Questions swirl in the Las Vegas mass shooting
By Jon Rappoport
Sunday night Las Vegas shooting at country music concert.
Shooter in a high room at the Mandalay Bay Resort Hotel, a long distance
away. Deadliest mass shooting in US history. 518 wounded, 58 dead.
With the body count and wounded numbers rising, and the concert shooter, Stephen Paddock, dead, here are a few questions:
What weapon was he using? That is important in deciding
whether Paddock could, from a significant distance, inflict the reported
destruction of life. Or whether, as earlier reports/rumors suggested,
there was more than one shooter.
At least ten weapons were found in the shooter's hotel room.
He had checked into the Mandalay Resort Hotel several days earlier. How
did he bring in all the weapons? Disassembled? Did he have prior
experience with weapons?
In an interview, Paddock's brother said he was absolutely
shocked, and his brother, Stephen, was "just a guy." No motive, no
reason to go on a rampage. True? False? What turned him into a killer?
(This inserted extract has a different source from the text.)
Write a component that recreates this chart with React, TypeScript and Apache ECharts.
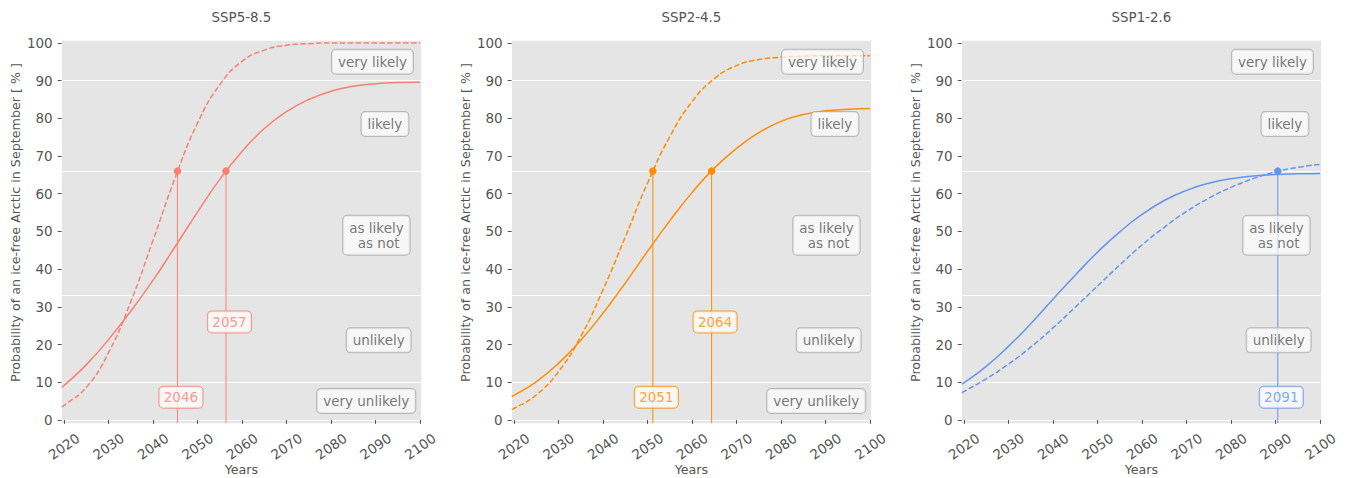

Had he ever been under psychiatric care? Had he been prescribed, for
example, SSRI antidepressants, which are known to push people over the
edge, into homicidal violence? If he was "just a guy," did that include
significant experience handling weapons? Was he capable of bringing all
or some of the weapons into the hotel in pieces and then assembling
them?
The Guardian: Paddock's brother said, "He's not an avid gun
guy at all. The fact that he had those kind of weapons is just - where
the hell did he get automatic weapons? He has no military background or
anything like that. He's just a guy who lived in a house in Mesquite,
drove down and gambled in Las Vegas. He did stuff. Ate burritos."
Police reports seemed to indicate, at first, that police
broke into Paddock's hotel room and killed him. Then the press were told
that Paddock committed suicide as the police entered, or before they
entered.
For a time, police were searching for Paddock's friend,
companion, roommate (?), Marilou Danley. Reports then suggested they had
her in custody. But a later report indicated she was overseas, and the
police were satisfied she had nothing to do with the shooting. How were
the police able to determine that so quickly? Her absence from Las Vegas
would not rule out the possibility she was involved in the planning.
Then we have this: "CAIRO, Oct 2 (Reuters) - Islamic State
has claimed responsibility for a shooting that killed at least 50 people
and wounded over 400 in Las Vegas early on Monday, and said the
attacker had converted to Islam a few months ago."
"'The Las Vegas attack was carried out by a soldier of the
Islamic State and he carried it out in response to calls to target
states of the coalition'," the group's news agency Amaq said in
reference to the U.S.-led coalition fighting the group in the Middle
East."
"'The Las Vegas attacker converted to Islam a few months ago'," Amaq added.
True? Bogus? An ISIS attempt to take credit for an attack, with which they had no connection?
Earlier this morning, I came across a tweet which I can't
locate anymore. It named another Stephen C Paddock, who is 44, who has
been convicted of several crimes involving lewd acts on a child and
child molestation---11/28/01 (South Carolina), 4/06/94 (Indiana), and
11/09/89 (Indiana). The tweet included what appeared to be a screen shot
of an official law-enforcement document, also indicating that this
Stephen Paddock had been confined, at one point, in a South Carolina
mental institution.
Then there is the story of a concert goer who was warning
people before the shooting that they were all "going to die." Who is
she? Is she involved?
The Express (UK): "One woman, who was at the Route 91 music
event, claimed an unidentified woman had told other concert-goers they
were 'all going to die' after pushing her way to the front of the
venue...The witness, 21, told local news: 'She had been messing with a
lady in front of her and telling her she was going to die, that we were
all going to die. They escorted her out to make her stop messing around
with all the other people, but none of us knew it was going to be
serious'...She [the winess] described the lady as Hispanic. The lady was
escorted from the venue along with a man. The unnamed witness, who was
attending the event on her 21st birthday, described the pair as short,
both around 5 ft 5ins to 5ft 6ins tall, and looked like 'everyday
people'."
In every one of these mass attacks, average news consumers
assume the police and the media "have the story right," and all
remaining questions are "just details that will eventually be worked
out."
That's not a wise assumption. It's especially not wise when
connected major agendas are on the line: removing guns from all
citizens; accelerating militarized police presence in every aspect of
daily life; keeping citizens in a state of anxiety, inducing their
decision to stay at home behind locked doors and not venture out;
reduction of public events of all kinds; degradation of the economy.
Such agendas can result in violent events which are not what they seem to be.